The LLM Search Latency Diagnostic Tree
Mid-stage AI startup, LLM-powered search product. Hit TTFT regression — went from 1.4 s to 2.3 s over four weeks. Team spent two weeks investigating, focused on inference optimization (quantization, smaller model).
The team had been improving retrieval quality by increasing the number of passages in the grounded prompt — from 5 to 10 over the quarter, justified by faithfulness improvements. Each addition was a small improvement; aggregated, they doubled prefill time. The TTFT regression was a direct consequence of decisions the team had been making, but those decisions had been instrumented for retrieval quality and not for latency. The investigation focused on the model because that's where the team's instinct went; the actual cause was upstream in the grounded prompt assembly.
Week three of the investigation, a new engineer asked what the average grounded prompt size had been four weeks ago vs now. The answer was 1.4k tokens then, 2.9k tokens now. The TTFT regression was explained immediately; the team rolled back the most recent passage additions, hit the original TTFT, and resumed the faithfulness improvements with explicit latency budgeting per addition.

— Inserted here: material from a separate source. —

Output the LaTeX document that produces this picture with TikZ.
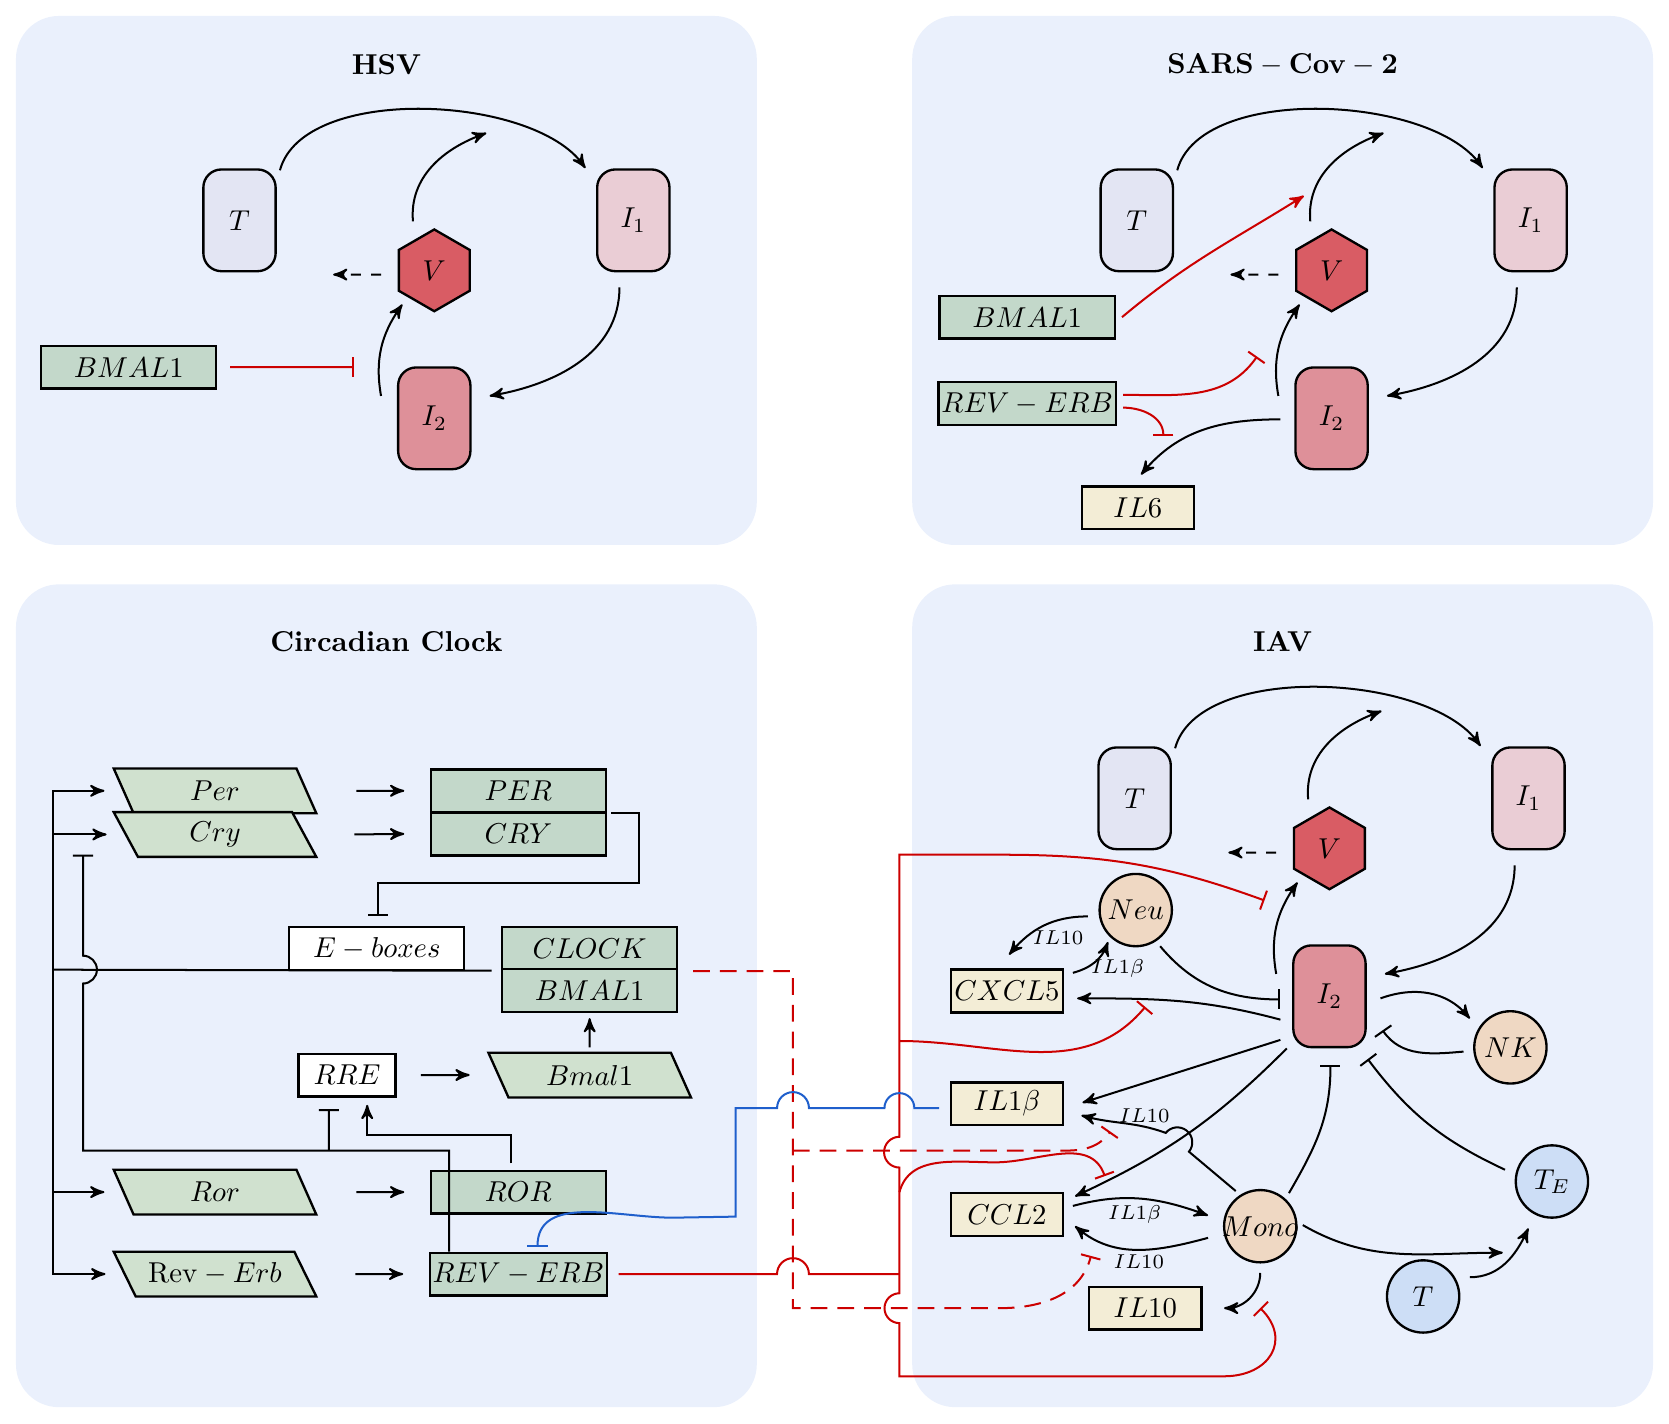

When the first passage addition was being discussed: 'Each passage added increases prefill latency. Before we add more passages, we need a latency budget for grounded prompt size and a faithfulness-vs-latency willingness-to-trade ratio. Otherwise we'll improve faithfulness and regress TTFT silently, which is what users will feel.' That conversation at the time of the first passage addition would have prevented the entire regression.
LLM search latency lives in the grounded prompt, not the model. Faithfulness improvements via more passages compound into TTFT regressions if the budget isn't explicit. The RGSA framework forces the budget conversation by naming the stages and their costs. The wrong place to look during a TTFT regression is the model; the right place is upstream in the prompt construction.